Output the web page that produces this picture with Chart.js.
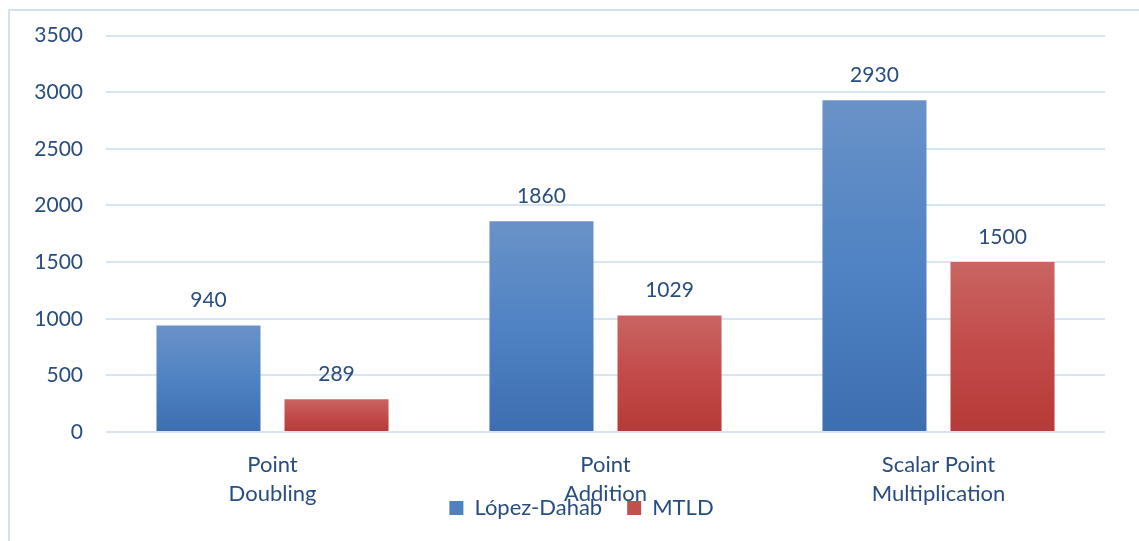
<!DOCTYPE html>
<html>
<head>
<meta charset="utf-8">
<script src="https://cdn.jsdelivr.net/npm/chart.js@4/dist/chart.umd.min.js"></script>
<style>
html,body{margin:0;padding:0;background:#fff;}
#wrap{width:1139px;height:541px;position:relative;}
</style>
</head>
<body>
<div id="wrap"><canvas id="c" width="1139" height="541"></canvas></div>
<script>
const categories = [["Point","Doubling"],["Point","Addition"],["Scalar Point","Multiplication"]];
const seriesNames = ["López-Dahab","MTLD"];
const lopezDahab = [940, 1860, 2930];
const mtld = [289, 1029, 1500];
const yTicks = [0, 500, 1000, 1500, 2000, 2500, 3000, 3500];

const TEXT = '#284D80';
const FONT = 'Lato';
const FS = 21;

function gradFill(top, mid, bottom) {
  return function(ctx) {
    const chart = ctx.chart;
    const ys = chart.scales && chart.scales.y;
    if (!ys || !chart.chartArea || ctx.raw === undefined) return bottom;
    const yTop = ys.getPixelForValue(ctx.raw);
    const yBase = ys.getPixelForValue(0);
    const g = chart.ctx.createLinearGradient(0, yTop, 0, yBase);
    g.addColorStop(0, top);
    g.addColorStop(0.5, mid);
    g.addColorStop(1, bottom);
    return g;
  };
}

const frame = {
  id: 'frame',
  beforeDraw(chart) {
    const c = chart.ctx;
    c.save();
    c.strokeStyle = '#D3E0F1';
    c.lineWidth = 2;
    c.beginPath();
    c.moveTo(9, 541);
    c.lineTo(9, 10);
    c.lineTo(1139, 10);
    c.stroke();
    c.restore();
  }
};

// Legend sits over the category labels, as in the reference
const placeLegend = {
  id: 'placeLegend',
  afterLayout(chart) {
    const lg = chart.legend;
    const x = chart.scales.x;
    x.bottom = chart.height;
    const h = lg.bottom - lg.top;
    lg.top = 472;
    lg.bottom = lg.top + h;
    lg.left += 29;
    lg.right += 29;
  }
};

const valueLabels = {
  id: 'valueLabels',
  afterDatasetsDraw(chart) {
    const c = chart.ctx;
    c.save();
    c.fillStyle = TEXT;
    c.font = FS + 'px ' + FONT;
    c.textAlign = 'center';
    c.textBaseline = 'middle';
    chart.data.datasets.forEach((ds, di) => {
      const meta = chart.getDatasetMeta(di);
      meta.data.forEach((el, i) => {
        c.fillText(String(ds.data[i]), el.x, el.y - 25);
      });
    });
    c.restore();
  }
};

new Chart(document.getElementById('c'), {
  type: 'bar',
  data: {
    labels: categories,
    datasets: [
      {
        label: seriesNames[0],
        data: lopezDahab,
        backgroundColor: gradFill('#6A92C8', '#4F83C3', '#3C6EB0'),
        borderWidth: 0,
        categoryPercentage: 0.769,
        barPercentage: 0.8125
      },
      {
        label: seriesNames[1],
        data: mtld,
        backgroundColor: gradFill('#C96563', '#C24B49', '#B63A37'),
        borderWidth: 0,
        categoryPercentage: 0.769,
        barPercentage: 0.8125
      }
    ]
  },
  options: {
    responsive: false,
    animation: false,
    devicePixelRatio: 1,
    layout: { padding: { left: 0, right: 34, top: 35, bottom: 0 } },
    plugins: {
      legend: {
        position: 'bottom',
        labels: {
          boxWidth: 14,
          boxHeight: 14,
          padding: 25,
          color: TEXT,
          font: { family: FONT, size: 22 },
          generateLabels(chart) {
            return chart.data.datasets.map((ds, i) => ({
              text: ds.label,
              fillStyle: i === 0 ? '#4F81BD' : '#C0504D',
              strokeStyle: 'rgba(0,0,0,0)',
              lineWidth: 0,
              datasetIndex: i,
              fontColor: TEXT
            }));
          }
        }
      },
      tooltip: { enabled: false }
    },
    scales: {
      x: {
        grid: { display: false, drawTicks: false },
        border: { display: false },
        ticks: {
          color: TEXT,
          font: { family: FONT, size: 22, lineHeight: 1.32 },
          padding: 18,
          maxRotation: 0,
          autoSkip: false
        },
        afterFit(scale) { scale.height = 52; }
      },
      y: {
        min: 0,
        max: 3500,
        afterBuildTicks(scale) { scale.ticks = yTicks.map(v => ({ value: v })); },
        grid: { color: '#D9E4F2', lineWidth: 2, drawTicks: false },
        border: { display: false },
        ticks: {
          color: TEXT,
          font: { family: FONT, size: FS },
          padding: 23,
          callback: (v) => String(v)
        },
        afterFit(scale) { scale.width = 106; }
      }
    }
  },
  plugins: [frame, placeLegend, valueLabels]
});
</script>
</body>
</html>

--------

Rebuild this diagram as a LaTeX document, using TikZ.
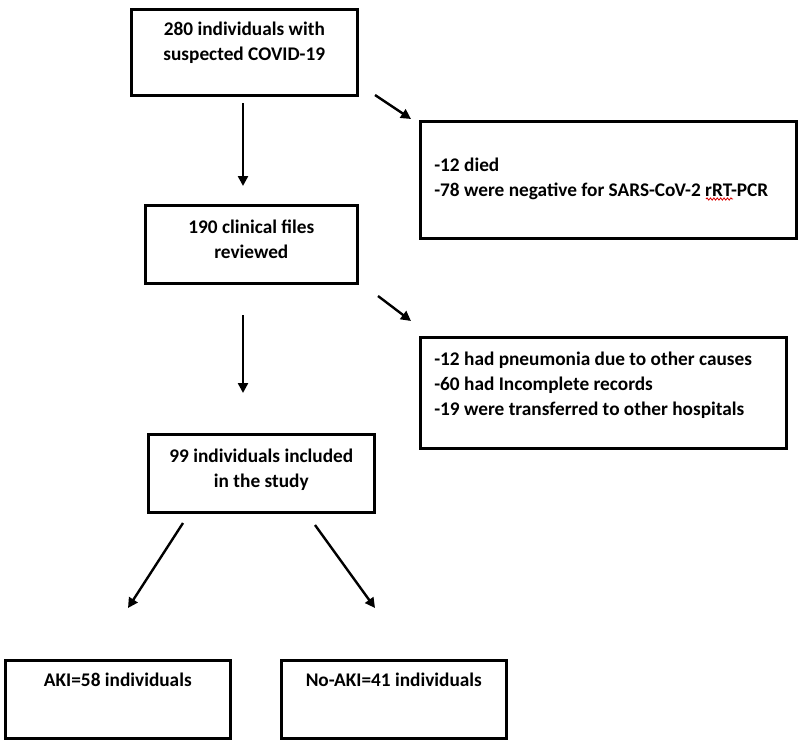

--------

Written exercise: Check all the records above and select each line where the string "this" is found.

Reply:
Output the web page that produces this picture with Chart.js.
Rebuild this diagram as a LaTeX document, using TikZ.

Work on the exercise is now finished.